2013 at Newcastle Centre for Life
This weekend I attended Maker Faire UK at Newcastle’s Centre for Life. It was fascinating: in previous years i’ve been inspired by the Laser Cutters, Plotters and 3D Printers on display.
This year, those devices are practically mainstream, and it’s no longer enough to show a thing that you’ve cut or printed.
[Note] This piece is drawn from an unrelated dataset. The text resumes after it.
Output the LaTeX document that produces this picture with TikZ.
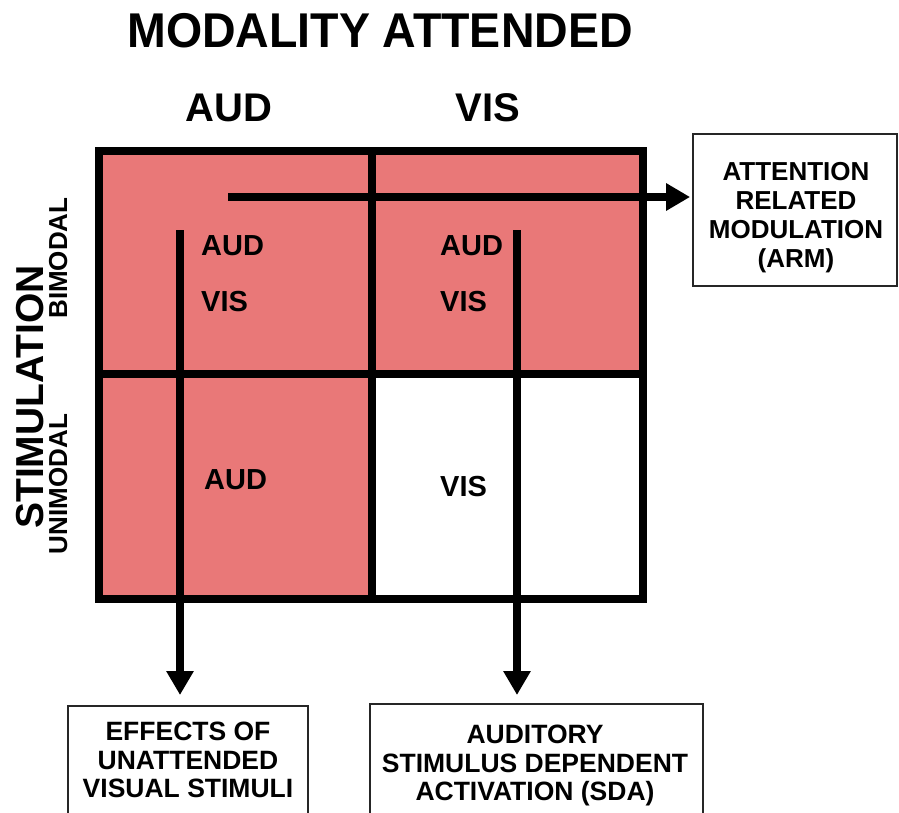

The star of the shows were the couple of devices that turn those technologies into a bit part in a bigger show:
The Arduino and Rasperry Pi
What couldn’t a person do with powerful, cheap open source computing, processing, control units?
I’ve clearly seen only the tip of the iceberg, but I don’t think you could easily come away from a faire like this without being impressed by the
possibilities for democratising invention and technology that open source thinking has created.
Not just possibilities for engineering or computing or pole dancing robots, which were a lot more more effective than they should have been,
there were some very biological exhibits on show:
A man showed me a copy of his heart he was building. At least I think that’s what I saw.
Internal organs were modelled in knitting, electronics were incorporated into fashion objects, living organisims were forming the basis of arcade games, and some robots were knitting.
Let us be careful how we re-combine the elements of the above sentences untill we have improved as a species, yes?
But not too careful.
I’ve long been intending to visit (and join) the Star and Shadow based ‘Maker Space‘, but this show has made it a certainty.